The Adventures of Vela, Albert Wendt’s latest exuberant work, brings us the chronicles of Vela, the immortal Samoan songmaker, poet and storyteller. Unlike Wong’s heroes, he is perplexing and often unlikeable; unlike Duff’s heroes, he is utterly compelling. Vela enthralls his audience for nearly 300 pages, telling of his various patrons and his own 300 years, to Alapati, the adopted son he chooses to succeed him, who duly passes them on to the reader with the addition of various asides, commentaries, and poems of his own.

Those adventures range from the mythical to the mundane, the ancient to the modern, the human to the divine, moving from meeting for coffee at a Ponsonby road café to encountering the strange society of Olfact – with “over 100 words for BO alone” – where the ability to distinguish scents determines one’s social role and class, one’s health, happiness and life partner. Like Gulliver, Vela roams far and wide, across the globe and across the ages, meeting the Tagata-Nei, a democratic, brain-linked society run according to a strange mathematics; that he destroys that society, by endeavouring “to civilise/my hosts in the Samoan image”, forms one of the lessons which his travels teach him, and which his tales are intended to teach others.

The lives of others which Vela recounts are no less instructional or vivid, beginning with his recounting of the “war of the naked morning” waged by Tuimanu’a Fa’aola.
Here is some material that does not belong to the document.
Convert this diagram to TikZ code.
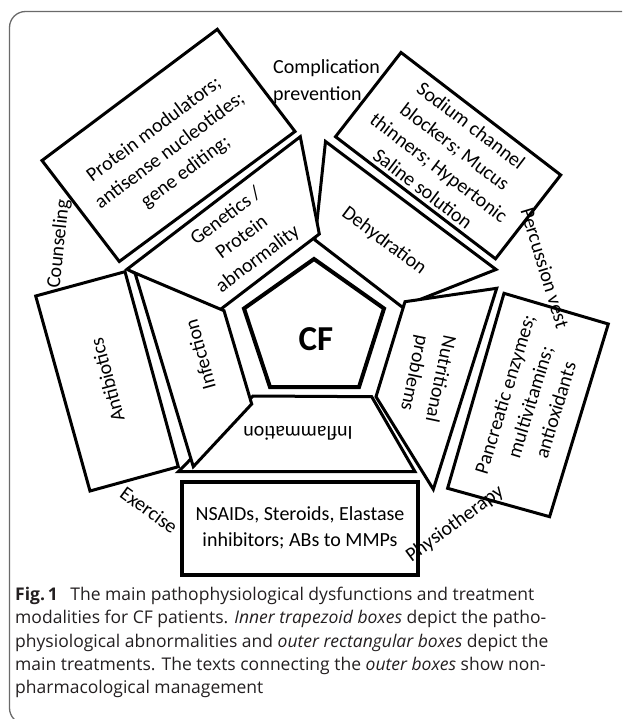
\documentclass[tikz,border=0pt]{standalone}
\usepackage{fontspec}
\setmainfont{Carlito}
\newfontfamily\capfont{Open Sans}
\usepackage{xcolor}
\usepackage{tikz}
\definecolor{figframe}{HTML}{6A6A6A}
\definecolor{captext}{HTML}{231F20}
\tikzset{
  treatbox/.style={draw=black,fill=white,line width=3pt,line join=miter},
  trapbox/.style={draw=black,fill=white,line width=3pt,line join=miter},
  corebox/.style={draw=black,fill=white,line width=4pt,line join=miter},
  boxtext/.style={font=\fontsize{20}{26.5}\selectfont,align=center,inner sep=0pt},
  mgmt/.style={font=\fontsize{20}{26.5}\selectfont,inner sep=0pt},
  capline/.style={anchor=base west,inner sep=0pt,text=captext,
    font=\capfont\fontsize{17.5}{23}\selectfont}
}

\begin{document}
\begin{tikzpicture}[x=1pt,y=-1pt]
  \useasboundingbox (0,0) rectangle (622,719);
  \clip (0,0) rectangle (622,719);
  \draw[figframe,line width=1.3pt,rounded corners=16pt] (9.5,11.5) rectangle (660,724);
  % outer boxes: treatments
  \draw[treatbox] (217.3,29.3) -- (295,131.5) -- (119.3,261.5) -- (42,160.5) -- cycle;
  \draw[treatbox] (401,52.5) -- (560.7,175) -- (495.5,258.8) -- (335.5,136.7) -- cycle;
  \draw[treatbox] (35.7,296) -- (125,271.7) -- (178.3,466.7) -- (90,491) -- cycle;
  \draw[treatbox] (504,293.3) -- (608.3,324) -- (549.6,516.7) -- (447.6,488.3) -- cycle;
  \draw[corebox] (181.7,481.7) rectangle (418.3,575);
  % inner trapezoids: abnormalities
  \draw[trapbox] (325.5,141.5) -- (496,269.5) -- (401.7,306.7) -- (315,240) -- cycle;
  \draw[trapbox] (300.3,136.7) -- (319.3,234) -- (215.4,313.3) -- (127,269.3) -- cycle;
  \draw[trapbox] (405,301.7) -- (496.7,288.3) -- (433.3,489.3) -- (376,396.7) -- cycle;
  \draw[trapbox] (253,396) -- (371.7,396.7) -- (415,471.7) -- (178.3,471.7) -- cycle;
  \draw[trapbox] (135,273) -- (224,310.7) -- (251.7,404) -- (193.3,466.7) -- cycle;
  % centre
  \draw[corebox] (314,259) -- (384,308.5) -- (359,387) -- (270,387) -- (244,308.5) -- cycle;
  \node[font=\fontsize{35}{35}\selectfont\bfseries,inner sep=0pt] (cf) at (316,339) {CF};

  \node[boxtext,rotate=36.8] (protein) at (170,151)
    {Protein modulators;\\antisense nucleotides;\\gene editing;};
  \node[boxtext,rotate=-37.3] (sodium) at (447,157)
    {Sodium channel\\blockers; Mucus\\thinners; Hypertonic\\Saline solution};
  \node[boxtext,rotate=105] (antibio) at (107,380) {Antibiotics};
  \node[boxtext,rotate=73] (pancreas) at (530,402)
    {Pancreatic enzymes;\\multivitamins;\\antioxidants};
  \node[boxtext] (nsaid) at (300,528)
    {NSAIDs, Steroids, Elastase\\inhibitors; ABs to MMPs};

  \node[boxtext,rotate=36.8] (genetics) at (242,238) {Genetics /\\Protein\\abnormality};
  \node[boxtext,rotate=-37] (dehyd) at (384,241) {Dehydration};
  \node[boxtext,rotate=105.5] (infect) at (200,355) {Infection};
  \node[boxtext,rotate=-102] (nutri) at (427,376) {Nutritional\\problems};
  \node[boxtext,rotate=180] (inflam) at (298,433) {Inflammation};

  \node[mgmt,anchor=west,align=left] (prevent) at (273,81.5) {Complication\\prevention};
  \node[mgmt,rotate=84] (counsel) at (59,244) {Counseling};
  \node[mgmt,rotate=-73] (percuss) at (545,268) {Percussion vest};
  \node[mgmt,rotate=-36] (exercise) at (149,510) {Exercise};
  \node[mgmt,rotate=36] (physio) at (455,524) {Physiotherapy};

  % caption
  \node[capline] (cap1) at (15,600.7)
    {\textbf{Fig.\,1}\hspace{0.45em} The main pathophysiological dysfunctions and treatment};
  \node[capline] (cap2) at (15,623.9)
    {modalities for CF patients. \textit{Inner trapezoid boxes} depict the patho-};
  \node[capline] (cap3) at (15,647)
    {physiological abnormalities and \textit{outer rectangular boxes} depict the};
  \node[capline] (cap4) at (15,670.2)
    {main treatments. The texts connecting the \textit{outer boxes} show non-};
  \node[capline] (cap5) at (15,693.3) {pharmacological management};
\end{tikzpicture}
\end{document}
But Vela’s central task is to memorialise the life of the atua Nafanua, transforming her confessions into art and history, recalling her troubled relationship with her immortal eel-tailed father, her doomed love of a mortal (who, like Tithonus, is gifted immortality without eternal youth), and the destruction of her people and the religion she leads by the arrival of the Albinos and their missionaries.

This collection of romping, effervescent, larger than life stories is offered as an oral experience, in the form of songs and poems, asides and interruptions. Rhythmic and lyrical, the words are set out on the page largely without punctuation, and the result is seductively fluid. For The Adventures of Vela places great emphasis on the mode and act of storytelling, meditating on the role of the storyteller in shaping the reality he describes. And while Vela’s chronicles keep up the narrative momentum, the real hero and story of the book is the chronicler himself, and the real heart of its meaning is in the role and nature of storytelling itself: “chronicles usually omit the lives of their chroniclers/but   as you know   the chronicler is the chronicle/the teller is the tale”. So Wendt has some fun with the reader of his novel, who is asked to judge the variously flawed narrators (Vela’s development of a science of Feetistry, for instance, demonstrates what an “intolerable arsetit” he was), to judge between contesting versions, identify their contradictions, and to divine the truth within the tales, no matter how strange.

But that’s not all Wendt is playing with here; he’s also reworking and subverting a hefty chunk of Western literary and cultural history, then confidently synthesising it with an oral Pacific tradition in ways which are sophisticated, unexpected and witty. Though ostensibly a Samoan history, the cultural references are wide-ranging (Coleridge, Freud, Pythagoras, Bill Shakespeare, Einstein, the Doors, Dracula, Baxter and Tuwhare among others), and the book evokes the heroes of multiple cultural traditions (Maui, Zeus, Odysseus and Christ). Like Omeros, Derek Walcott’s Caribbean echo of Homer’s Odyssey, The Adventures of Vela is a contemporary and localised epic, conscious and in control of all the histories which precede it. The novel wears that inheritance lightly and joyfully; it is an impressive work in Wendt’s already impressive oeuvre, offering a very optimistic vision of modern Aotearoa-Pacific identity.

 

Louise O’Brien is a Wellington reviewer.